- [Data section]
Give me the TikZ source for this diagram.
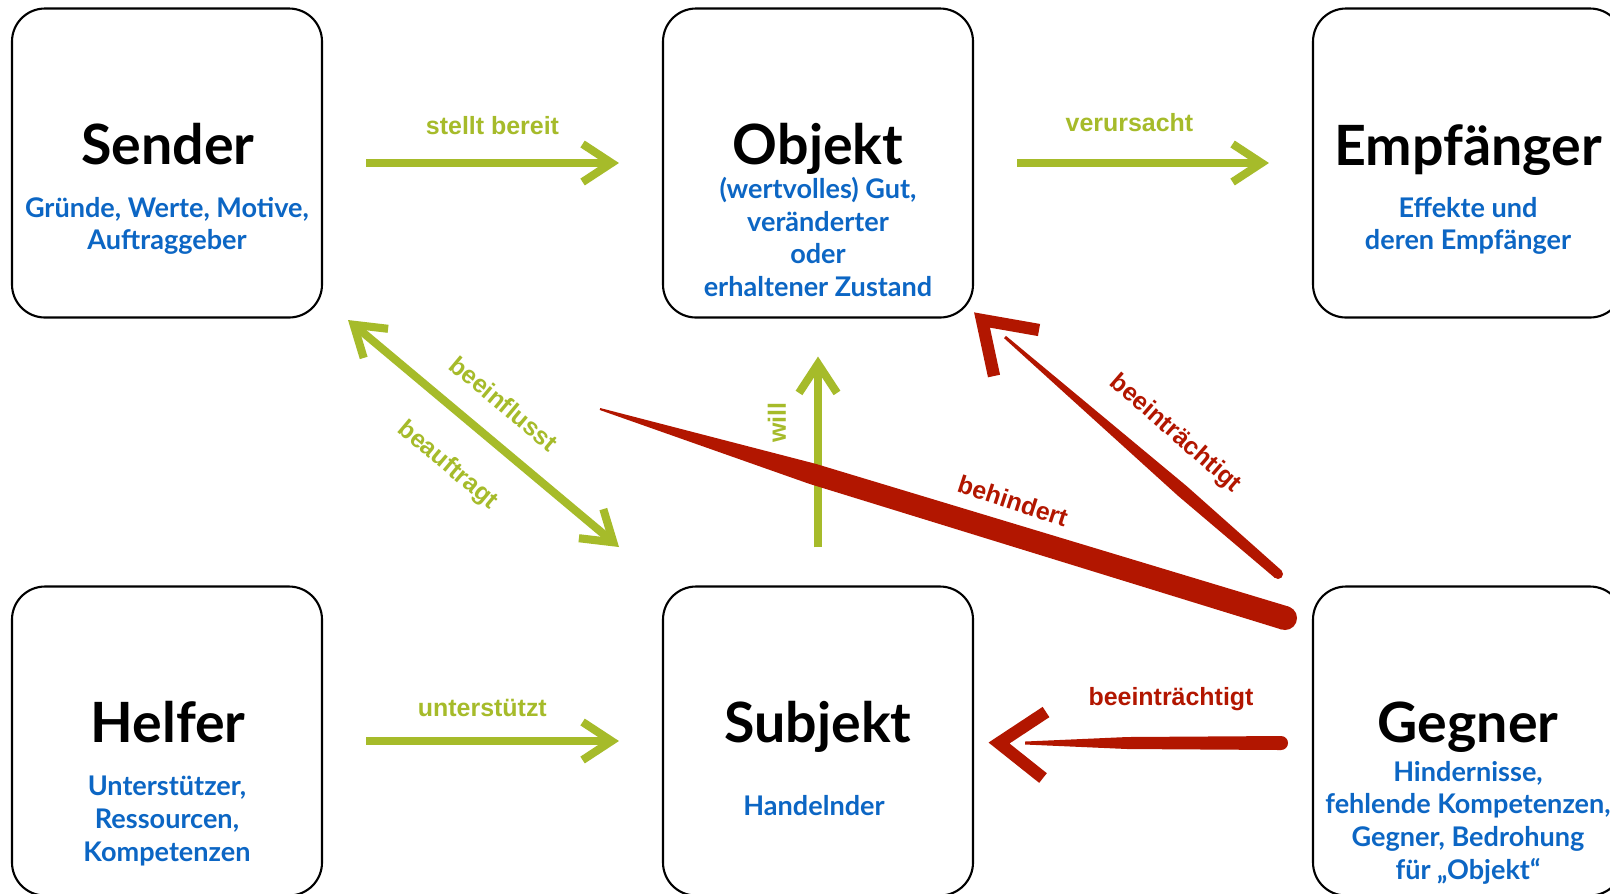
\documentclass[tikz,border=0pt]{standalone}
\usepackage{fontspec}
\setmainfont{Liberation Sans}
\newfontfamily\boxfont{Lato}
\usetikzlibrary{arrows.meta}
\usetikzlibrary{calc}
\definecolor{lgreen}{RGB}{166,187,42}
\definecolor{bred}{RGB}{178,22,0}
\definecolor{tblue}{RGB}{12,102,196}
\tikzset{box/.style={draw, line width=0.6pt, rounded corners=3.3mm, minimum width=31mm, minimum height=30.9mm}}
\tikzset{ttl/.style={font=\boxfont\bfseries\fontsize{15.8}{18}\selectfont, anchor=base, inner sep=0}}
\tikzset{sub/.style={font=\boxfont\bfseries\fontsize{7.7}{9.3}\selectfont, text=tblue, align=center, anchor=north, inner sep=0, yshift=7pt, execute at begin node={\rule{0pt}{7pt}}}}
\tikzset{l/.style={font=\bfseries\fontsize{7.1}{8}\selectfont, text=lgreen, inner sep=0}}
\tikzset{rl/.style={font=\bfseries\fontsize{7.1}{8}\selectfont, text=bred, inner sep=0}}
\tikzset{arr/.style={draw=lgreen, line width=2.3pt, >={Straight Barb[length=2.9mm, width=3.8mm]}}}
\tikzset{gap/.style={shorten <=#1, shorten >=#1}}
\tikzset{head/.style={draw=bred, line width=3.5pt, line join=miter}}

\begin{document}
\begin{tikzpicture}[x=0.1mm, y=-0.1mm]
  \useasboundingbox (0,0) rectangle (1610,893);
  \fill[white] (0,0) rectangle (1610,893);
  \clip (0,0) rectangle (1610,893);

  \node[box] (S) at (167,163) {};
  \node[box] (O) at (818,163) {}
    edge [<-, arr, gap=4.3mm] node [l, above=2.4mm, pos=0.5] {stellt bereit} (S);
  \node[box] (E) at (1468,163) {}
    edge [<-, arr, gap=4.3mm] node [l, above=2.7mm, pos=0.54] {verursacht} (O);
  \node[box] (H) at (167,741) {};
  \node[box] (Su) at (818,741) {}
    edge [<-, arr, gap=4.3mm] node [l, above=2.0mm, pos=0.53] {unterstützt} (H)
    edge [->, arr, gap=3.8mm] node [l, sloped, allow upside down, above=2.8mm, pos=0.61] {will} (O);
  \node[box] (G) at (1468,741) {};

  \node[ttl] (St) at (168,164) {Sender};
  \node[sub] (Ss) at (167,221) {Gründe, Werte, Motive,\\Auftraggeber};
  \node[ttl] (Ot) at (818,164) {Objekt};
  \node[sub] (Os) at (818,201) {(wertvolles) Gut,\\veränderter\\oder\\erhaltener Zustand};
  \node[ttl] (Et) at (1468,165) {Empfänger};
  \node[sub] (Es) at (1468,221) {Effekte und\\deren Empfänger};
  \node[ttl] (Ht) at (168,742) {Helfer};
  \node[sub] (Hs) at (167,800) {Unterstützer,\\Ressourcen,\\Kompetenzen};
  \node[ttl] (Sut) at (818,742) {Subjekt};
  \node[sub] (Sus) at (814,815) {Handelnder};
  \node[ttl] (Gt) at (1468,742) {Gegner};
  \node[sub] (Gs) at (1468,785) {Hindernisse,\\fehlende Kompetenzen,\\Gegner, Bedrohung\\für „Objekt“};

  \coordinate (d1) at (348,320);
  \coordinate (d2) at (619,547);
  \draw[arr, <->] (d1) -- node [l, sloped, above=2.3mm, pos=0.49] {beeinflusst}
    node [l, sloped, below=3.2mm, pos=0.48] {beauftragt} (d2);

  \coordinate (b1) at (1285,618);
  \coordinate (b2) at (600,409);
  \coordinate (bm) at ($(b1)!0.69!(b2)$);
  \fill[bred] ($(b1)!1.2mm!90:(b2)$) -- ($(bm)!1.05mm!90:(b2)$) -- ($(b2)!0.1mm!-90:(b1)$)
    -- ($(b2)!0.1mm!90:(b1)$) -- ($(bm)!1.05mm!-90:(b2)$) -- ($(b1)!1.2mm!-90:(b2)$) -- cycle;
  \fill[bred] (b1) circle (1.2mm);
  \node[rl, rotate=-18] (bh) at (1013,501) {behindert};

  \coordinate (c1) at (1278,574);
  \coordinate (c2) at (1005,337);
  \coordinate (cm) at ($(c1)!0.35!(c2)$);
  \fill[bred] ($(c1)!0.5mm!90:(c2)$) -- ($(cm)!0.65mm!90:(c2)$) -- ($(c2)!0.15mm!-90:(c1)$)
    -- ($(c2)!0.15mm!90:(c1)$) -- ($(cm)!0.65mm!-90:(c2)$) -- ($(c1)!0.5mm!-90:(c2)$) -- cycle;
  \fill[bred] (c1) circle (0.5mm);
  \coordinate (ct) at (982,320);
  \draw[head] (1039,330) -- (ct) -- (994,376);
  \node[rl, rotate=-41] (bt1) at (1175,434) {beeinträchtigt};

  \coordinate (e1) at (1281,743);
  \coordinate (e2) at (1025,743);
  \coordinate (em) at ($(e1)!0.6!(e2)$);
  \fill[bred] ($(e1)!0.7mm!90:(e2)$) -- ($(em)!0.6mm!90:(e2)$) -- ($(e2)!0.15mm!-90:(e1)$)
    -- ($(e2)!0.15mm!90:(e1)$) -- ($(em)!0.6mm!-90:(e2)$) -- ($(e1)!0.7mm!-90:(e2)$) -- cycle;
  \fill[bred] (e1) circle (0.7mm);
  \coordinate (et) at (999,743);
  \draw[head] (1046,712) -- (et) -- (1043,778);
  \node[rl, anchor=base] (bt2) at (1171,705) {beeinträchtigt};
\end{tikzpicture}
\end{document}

- [Your goal] Repeat, word for word and with no pictures, only the lines running from the beginning of the data to the line that contains "(G) at (1468,741)".

- [Result for this exercise]
Give me the TikZ source for this diagram.
\documentclass[tikz,border=0pt]{standalone}
\usepackage{fontspec}
\setmainfont{Liberation Sans}
\newfontfamily\boxfont{Lato}
\usetikzlibrary{arrows.meta}
\usetikzlibrary{calc}
\definecolor{lgreen}{RGB}{166,187,42}
\definecolor{bred}{RGB}{178,22,0}
\definecolor{tblue}{RGB}{12,102,196}
\tikzset{box/.style={draw, line width=0.6pt, rounded corners=3.3mm, minimum width=31mm, minimum height=30.9mm}}
\tikzset{ttl/.style={font=\boxfont\bfseries\fontsize{15.8}{18}\selectfont, anchor=base, inner sep=0}}
\tikzset{sub/.style={font=\boxfont\bfseries\fontsize{7.7}{9.3}\selectfont, text=tblue, align=center, anchor=north, inner sep=0, yshift=7pt, execute at begin node={\rule{0pt}{7pt}}}}
\tikzset{l/.style={font=\bfseries\fontsize{7.1}{8}\selectfont, text=lgreen, inner sep=0}}
\tikzset{rl/.style={font=\bfseries\fontsize{7.1}{8}\selectfont, text=bred, inner sep=0}}
\tikzset{arr/.style={draw=lgreen, line width=2.3pt, >={Straight Barb[length=2.9mm, width=3.8mm]}}}
\tikzset{gap/.style={shorten <=#1, shorten >=#1}}
\tikzset{head/.style={draw=bred, line width=3.5pt, line join=miter}}

\begin{document}
\begin{tikzpicture}[x=0.1mm, y=-0.1mm]
  \useasboundingbox (0,0) rectangle (1610,893);
  \fill[white] (0,0) rectangle (1610,893);
  \clip (0,0) rectangle (1610,893);

  \node[box] (S) at (167,163) {};
  \node[box] (O) at (818,163) {}
    edge [<-, arr, gap=4.3mm] node [l, above=2.4mm, pos=0.5] {stellt bereit} (S);
  \node[box] (E) at (1468,163) {}
    edge [<-, arr, gap=4.3mm] node [l, above=2.7mm, pos=0.54] {verursacht} (O);
  \node[box] (H) at (167,741) {};
  \node[box] (Su) at (818,741) {}
    edge [<-, arr, gap=4.3mm] node [l, above=2.0mm, pos=0.53] {unterstützt} (H)
    edge [->, arr, gap=3.8mm] node [l, sloped, allow upside down, above=2.8mm, pos=0.61] {will} (O);
  \node[box] (G) at (1468,741) {};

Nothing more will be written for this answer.